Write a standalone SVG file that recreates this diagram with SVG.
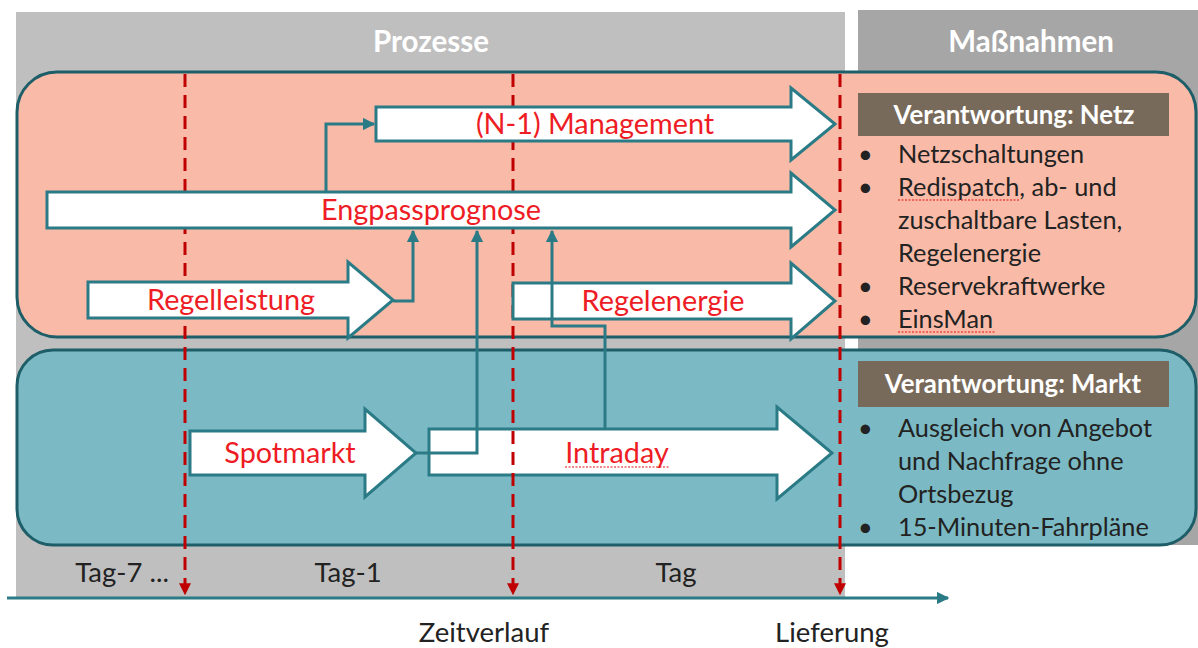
<svg xmlns="http://www.w3.org/2000/svg" width="1198" height="648" viewBox="0 0 1198 648">
<defs>
<style>
.hdr{font-family:Lato,"Open Sans",sans-serif;font-weight:bold;font-size:29.5px;fill:#ffffff;text-anchor:middle}
.resp{font-family:Lato,"Open Sans",sans-serif;font-weight:bold;font-size:25.8px;fill:#ffffff;text-anchor:middle}
.lbl{font-family:Lato,"Open Sans",sans-serif;font-size:28.8px;fill:#ee1c24;text-anchor:middle}
.bul{font-family:Lato,"Open Sans",sans-serif;font-size:25.3px;fill:#222222}
.axl{font-family:Lato,"Open Sans",sans-serif;font-size:27.5px;fill:#222222;text-anchor:middle}
.arrow{fill:#ffffff;stroke:#2a7b86;stroke-width:3;stroke-linejoin:miter}
.conn{fill:none;stroke:#2a7b86;stroke-width:3}
.dash{stroke:#c00000;stroke-width:3;stroke-dasharray:13 8;fill:none}
.spell{stroke:#e01010;stroke-width:1.2;stroke-dasharray:2 1.5;fill:none}
</style>
<marker id="ah" viewBox="0 0 10 10" refX="9" refY="5" markerWidth="4.2" markerHeight="4.2" orient="auto" markerUnits="strokeWidth">
<path d="M0,0 L10,5 L0,10 z" fill="#2a7b86"/>
</marker>
<marker id="rh" viewBox="0 0 10 10" refX="9" refY="5" markerWidth="4" markerHeight="4" orient="auto" markerUnits="strokeWidth">
<path d="M0,0 L10,5 L0,10 z" fill="#c00000"/>
</marker>
</defs>
<rect width="1198" height="648" fill="#ffffff"/>
<g id="bg-prozesse">
<rect x="16" y="12" width="829" height="586" fill="#bfbfbf"/>
<text class="hdr" x="431" y="52">Prozesse</text>
</g>
<g id="bg-massnahmen">
<rect x="858" y="10" width="340" height="535" fill="#a6a6a6"/>
<text class="hdr" x="1031" y="52">Maßnahmen</text>
</g>
<g id="netz-box">
<rect x="17" y="72" width="1179" height="265" rx="40" ry="40" fill="#f9bba8" stroke="#1e5e68" stroke-width="3"/>
</g>
<g id="markt-box">
<rect x="17" y="350" width="1179" height="195" rx="36" ry="36" fill="#7bbac4" stroke="#1e5e68" stroke-width="3"/>
</g>
<g id="intraday">
<polygon class="arrow" points="429,429 777,429 777,407 832,453 777,499 777,475 429,475"/>
</g>
<g id="timeline">
<line class="dash" x1="185" y1="74" x2="185" y2="594" marker-end="url(#rh)"/>
<line class="dash" x1="513" y1="74" x2="513" y2="594" marker-end="url(#rh)"/>
<line class="dash" x1="840" y1="74" x2="840" y2="594" marker-end="url(#rh)"/>
<line x1="7" y1="598" x2="948" y2="598" stroke="#2a7b86" stroke-width="3" marker-end="url(#ah)"/>
<text class="axl" x="122" y="582">Tag-7 ...</text>
<text class="axl" x="348" y="582">Tag-1</text>
<text class="axl" x="676" y="582">Tag</text>
<text class="axl" x="484" y="642">Zeitverlauf</text>
<text class="axl" x="832" y="642">Lieferung</text>
</g>
<g id="n1-management">
<polygon class="arrow" points="376,107 791,107 791,88 835,124 791,160 791,141 376,141"/>
<text class="lbl" x="595" y="134">(N-1) Management</text>
</g>
<g id="engpassprognose">
<polygon class="arrow" points="47,192 791,192 791,173 835,210 791,247 791,228 47,228"/>
<text class="lbl" x="431" y="220">Engpassprognose</text>
</g>
<g id="regelleistung">
<polygon class="arrow" points="88,282 348,282 348,262 393,300 348,338 348,318 88,318"/>
<text class="lbl" x="231" y="310">Regelleistung</text>
</g>
<g id="regelenergie">
<polygon class="arrow" points="513,283 791,283 791,263 835,301 791,339 791,319 513,319"/>
<text class="lbl" x="663" y="311">Regelenergie</text>
</g>
<g id="spotmarkt">
<polygon class="arrow" points="190,431 365,431 365,409 416,453 365,497 365,475 190,475"/>
<text class="lbl" x="290" y="463">Spotmarkt</text>
</g>
<g id="intraday-label">
<text class="lbl" x="617" y="463">Intraday</text>
<line class="spell" x1="565" y1="467" x2="669" y2="467"/>
</g>
<g id="connectors">
<path class="conn" d="M326,192 V124 H374" marker-end="url(#ah)"/>
<path class="conn" d="M393,301 H413 V231" marker-end="url(#ah)"/>
<path class="conn" d="M416,453 H477 V231" marker-end="url(#ah)"/>
<path class="conn" d="M605,429 V326 H552 V231" marker-end="url(#ah)"/>
</g>
<g id="verantwortung-netz">
<rect x="858" y="93" width="311" height="43" fill="#786a5a"/>
<text class="resp" x="1014" y="124">Verantwortung: Netz</text>
<text class="bul" x="858" y="163">•</text>
<text class="bul" x="898" y="163">Netzschaltungen</text>
<text class="bul" x="858" y="196">•</text>
<text class="bul" x="898" y="196">Redispatch, ab- und</text>
<line class="spell" x1="898" y1="200" x2="1019" y2="200"/>
<text class="bul" x="898" y="229">zuschaltbare Lasten,</text>
<text class="bul" x="898" y="262">Regelenergie</text>
<text class="bul" x="858" y="295">•</text>
<text class="bul" x="898" y="295">Reservekraftwerke</text>
<text class="bul" x="858" y="328">•</text>
<text class="bul" x="898" y="328">EinsMan</text>
<line class="spell" x1="898" y1="332" x2="995" y2="332"/>
</g>
<g id="verantwortung-markt">
<rect x="858" y="361" width="311" height="46" fill="#786a5a"/>
<text class="resp" x="1013" y="393">Verantwortung: Markt</text>
<text class="bul" x="858" y="437">•</text>
<text class="bul" x="898" y="437">Ausgleich von Angebot</text>
<text class="bul" x="898" y="470">und Nachfrage ohne</text>
<text class="bul" x="898" y="503">Ortsbezug</text>
<text class="bul" x="858" y="536">•</text>
<text class="bul" x="898" y="536">15-Minuten-Fahrpläne</text>
</g>
</svg>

:::

▶ _Your task_:
Copy the material shown above in full and exactly. Skip the pictures.

▶ _Worked answer_:
Write a standalone SVG file that recreates this diagram with SVG.
<svg xmlns="http://www.w3.org/2000/svg" width="1198" height="648" viewBox="0 0 1198 648">
<defs>
<style>
.hdr{font-family:Lato,"Open Sans",sans-serif;font-weight:bold;font-size:29.5px;fill:#ffffff;text-anchor:middle}
.resp{font-family:Lato,"Open Sans",sans-serif;font-weight:bold;font-size:25.8px;fill:#ffffff;text-anchor:middle}
.lbl{font-family:Lato,"Open Sans",sans-serif;font-size:28.8px;fill:#ee1c24;text-anchor:middle}
.bul{font-family:Lato,"Open Sans",sans-serif;font-size:25.3px;fill:#222222}
.axl{font-family:Lato,"Open Sans",sans-serif;font-size:27.5px;fill:#222222;text-anchor:middle}
.arrow{fill:#ffffff;stroke:#2a7b86;stroke-width:3;stroke-linejoin:miter}
.conn{fill:none;stroke:#2a7b86;stroke-width:3}
.dash{stroke:#c00000;stroke-width:3;stroke-dasharray:13 8;fill:none}
.spell{stroke:#e01010;stroke-width:1.2;stroke-dasharray:2 1.5;fill:none}
</style>
<marker id="ah" viewBox="0 0 10 10" refX="9" refY="5" markerWidth="4.2" markerHeight="4.2" orient="auto" markerUnits="strokeWidth">
<path d="M0,0 L10,5 L0,10 z" fill="#2a7b86"/>
</marker>
<marker id="rh" viewBox="0 0 10 10" refX="9" refY="5" markerWidth="4" markerHeight="4" orient="auto" markerUnits="strokeWidth">
<path d="M0,0 L10,5 L0,10 z" fill="#c00000"/>
</marker>
</defs>
<rect width="1198" height="648" fill="#ffffff"/>
<g id="bg-prozesse">
<rect x="16" y="12" width="829" height="586" fill="#bfbfbf"/>
<text class="hdr" x="431" y="52">Prozesse</text>
</g>
<g id="bg-massnahmen">
<rect x="858" y="10" width="340" height="535" fill="#a6a6a6"/>
<text class="hdr" x="1031" y="52">Maßnahmen</text>
</g>
<g id="netz-box">
<rect x="17" y="72" width="1179" height="265" rx="40" ry="40" fill="#f9bba8" stroke="#1e5e68" stroke-width="3"/>
</g>
<g id="markt-box">
<rect x="17" y="350" width="1179" height="195" rx="36" ry="36" fill="#7bbac4" stroke="#1e5e68" stroke-width="3"/>
</g>
<g id="intraday">
<polygon class="arrow" points="429,429 777,429 777,407 832,453 777,499 777,475 429,475"/>
</g>
<g id="timeline">
<line class="dash" x1="185" y1="74" x2="185" y2="594" marker-end="url(#rh)"/>
<line class="dash" x1="513" y1="74" x2="513" y2="594" marker-end="url(#rh)"/>
<line class="dash" x1="840" y1="74" x2="840" y2="594" marker-end="url(#rh)"/>
<line x1="7" y1="598" x2="948" y2="598" stroke="#2a7b86" stroke-width="3" marker-end="url(#ah)"/>
<text class="axl" x="122" y="582">Tag-7 ...</text>
<text class="axl" x="348" y="582">Tag-1</text>
<text class="axl" x="676" y="582">Tag</text>
<text class="axl" x="484" y="642">Zeitverlauf</text>
<text class="axl" x="832" y="642">Lieferung</text>
</g>
<g id="n1-management">
<polygon class="arrow" points="376,107 791,107 791,88 835,124 791,160 791,141 376,141"/>
<text class="lbl" x="595" y="134">(N-1) Management</text>
</g>
<g id="engpassprognose">
<polygon class="arrow" points="47,192 791,192 791,173 835,210 791,247 791,228 47,228"/>
<text class="lbl" x="431" y="220">Engpassprognose</text>
</g>
<g id="regelleistung">
<polygon class="arrow" points="88,282 348,282 348,262 393,300 348,338 348,318 88,318"/>
<text class="lbl" x="231" y="310">Regelleistung</text>
</g>
<g id="regelenergie">
<polygon class="arrow" points="513,283 791,283 791,263 835,301 791,339 791,319 513,319"/>
<text class="lbl" x="663" y="311">Regelenergie</text>
</g>
<g id="spotmarkt">
<polygon class="arrow" points="190,431 365,431 365,409 416,453 365,497 365,475 190,475"/>
<text class="lbl" x="290" y="463">Spotmarkt</text>
</g>
<g id="intraday-label">
<text class="lbl" x="617" y="463">Intraday</text>
<line class="spell" x1="565" y1="467" x2="669" y2="467"/>
</g>
<g id="connectors">
<path class="conn" d="M326,192 V124 H374" marker-end="url(#ah)"/>
<path class="conn" d="M393,301 H413 V231" marker-end="url(#ah)"/>
<path class="conn" d="M416,453 H477 V231" marker-end="url(#ah)"/>
<path class="conn" d="M605,429 V326 H552 V231" marker-end="url(#ah)"/>
</g>
<g id="verantwortung-netz">
<rect x="858" y="93" width="311" height="43" fill="#786a5a"/>
<text class="resp" x="1014" y="124">Verantwortung: Netz</text>
<text class="bul" x="858" y="163">•</text>
<text class="bul" x="898" y="163">Netzschaltungen</text>
<text class="bul" x="858" y="196">•</text>
<text class="bul" x="898" y="196">Redispatch, ab- und</text>
<line class="spell" x1="898" y1="200" x2="1019" y2="200"/>
<text class="bul" x="898" y="229">zuschaltbare Lasten,</text>
<text class="bul" x="898" y="262">Regelenergie</text>
<text class="bul" x="858" y="295">•</text>
<text class="bul" x="898" y="295">Reservekraftwerke</text>
<text class="bul" x="858" y="328">•</text>
<text class="bul" x="898" y="328">EinsMan</text>
<line class="spell" x1="898" y1="332" x2="995" y2="332"/>
</g>
<g id="verantwortung-markt">
<rect x="858" y="361" width="311" height="46" fill="#786a5a"/>
<text class="resp" x="1013" y="393">Verantwortung: Markt</text>
<text class="bul" x="858" y="437">•</text>
<text class="bul" x="898" y="437">Ausgleich von Angebot</text>
<text class="bul" x="898" y="470">und Nachfrage ohne</text>
<text class="bul" x="898" y="503">Ortsbezug</text>
<text class="bul" x="858" y="536">•</text>
<text class="bul" x="898" y="536">15-Minuten-Fahrpläne</text>
</g>
</svg>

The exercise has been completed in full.